Defined Contribution Plans

403(b) Plans


Section 403(b) plans are also referred to as a tax sheltered annuity or TSA. They are a special type of retirement plans for certain tax-exempt organizations and public education organizations.


Section 403(b) was created by Congress in 1958 to limit the contributions being made toward tax-deferred vehicles. In 1961 the plans were extended to public school employees. In 1964 many of the current regulations were written and implemented.

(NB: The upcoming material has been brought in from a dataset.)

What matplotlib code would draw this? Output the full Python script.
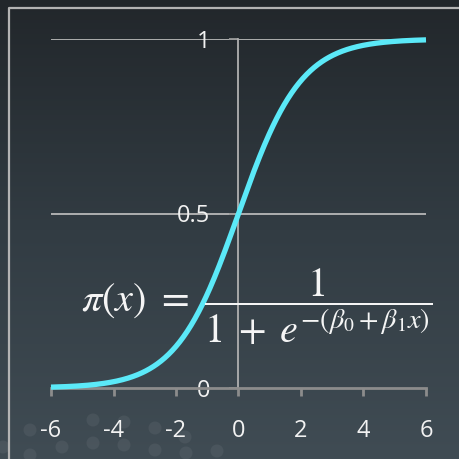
import numpy as np
import matplotlib
matplotlib.use("Agg")
import matplotlib.pyplot as plt
from matplotlib.colors import LinearSegmentedColormap
from matplotlib.patches import Circle

# logistic model shown in the formula
beta0 = 0.0
beta1 = 1.0
x_range = (-6, 6)
x_ticks = [-6, -4, -2, 0, 2, 4, 6]
y_ticks = [0, 0.5, 1]
y_ticklabels = ["0", "0.5", "1"]

plt.rcParams["mathtext.fontset"] = "stix"
plt.rcParams["font.family"] = ["Open Sans", "DejaVu Sans"]

W, H = 460, 459
fig = plt.figure(figsize=(W / 100, H / 100), dpi=100)

# slide-like background: vertical gradient, thin frame, faint dots
bg = fig.add_axes([0, 0, 1, 1])
grad_cmap = LinearSegmentedColormap.from_list("bg", ["#22272b", "#323c43", "#404c54"])
bg.imshow(np.linspace(0, 1, 256).reshape(-1, 1), aspect="auto", cmap=grad_cmap,
          extent=[0, W, H, 0])
bg.plot([W + 5, 9, 9], [7.5, 7.5, H + 5], color="#b4b4b4", lw=1.6)
dots = [(30, 430), (93, 420), (124, 422), (155, 428), (185, 437), (62, 447),
        (93, 443), (124, 445), (155, 450), (186, 453), (217, 451), (30, 455), (3, 447)]
for cx, cy in dots:
    bg.add_patch(Circle((cx, cy), 6.5, color="#ffffff", alpha=0.06, lw=0))
bg.set_xlim(0, W)
bg.set_ylim(H, 0)
bg.axis("off")

ax = fig.add_axes([51 / W, 71 / H, 375 / W, 349 / H])
ax.patch.set_alpha(0)

xs = np.linspace(x_range[0], x_range[1], 400)
pi_x = 1 / (1 + np.exp(-(beta0 + beta1 * xs)))

for yv in y_ticks[1:]:
    ax.plot(x_range, [yv, yv], color="#b8b8b8", lw=1.3, zorder=1)
ax.plot(xs, pi_x, color="#5be9f8", lw=3.8, solid_capstyle="butt", zorder=3, clip_on=False)

ax.set_xlim(*x_range)
ax.set_ylim(0, 1)
ax.spines["top"].set_visible(False)
ax.spines["right"].set_visible(False)
ax.spines["left"].set_position(("data", 0))
ax.spines["left"].set_color("#b0b0b0")
ax.spines["left"].set_linewidth(1.3)
ax.spines["bottom"].set_color("#8c8c8c")
ax.spines["bottom"].set_linewidth(2)

ax.set_xticks(x_ticks)
ax.set_xticklabels([str(t) for t in x_ticks])
ax.set_yticks(y_ticks)
ax.set_yticklabels(y_ticklabels)
ax.tick_params(axis="x", direction="out", length=6, width=2, color="#8c8c8c",
               labelcolor="#f2f2f2", labelsize=17, pad=16)
ax.tick_params(axis="y", direction="out", length=6.5, width=1.3, color="#9a9a9a",
               labelcolor="#f2f2f2", labelsize=17, pad=14)

ax.text(-5.05, 0.234, r"$\pi(x)\ =\ \dfrac{1}{1\;+\;e^{-(\beta_0+\beta_1 x)}}$",
        color="#f5f5f5", fontsize=29, ha="left", va="center", zorder=4)

fig.savefig("out.png", dpi=100)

Section 403(b) plans may receive various types of
contributions such as:

  1. Employee Deferrals
  2. Employer Matching Contributions
  3. Employer nonelective contributions
  4. Employee after-tax contributions.
  5. Pre-tax Roth contributions were made available in 2006.

Eligible Employers

  1. Sate or subdivisions of a state
  2. State agencies
  3. District of Columbia
  4. Indian Tribal Governments
  5. Not for Profits under Section 501(c)(3)
  6. School districts

Investment Alternatives

  1. Annuities Section 403(b)(1)
  2. Custodial Accounts 403(b)(7)
  3. Retirement Income Accounts 403(b)(9) – Church plans only

Contribution Limitations

  1. Deferral and employer contributions must not exceed the statutory limits, please see the brochure on 403(b) plans for the current limitations.

  2. Special catch up contribution is available for employees who have been with a single employer for 15 years or more.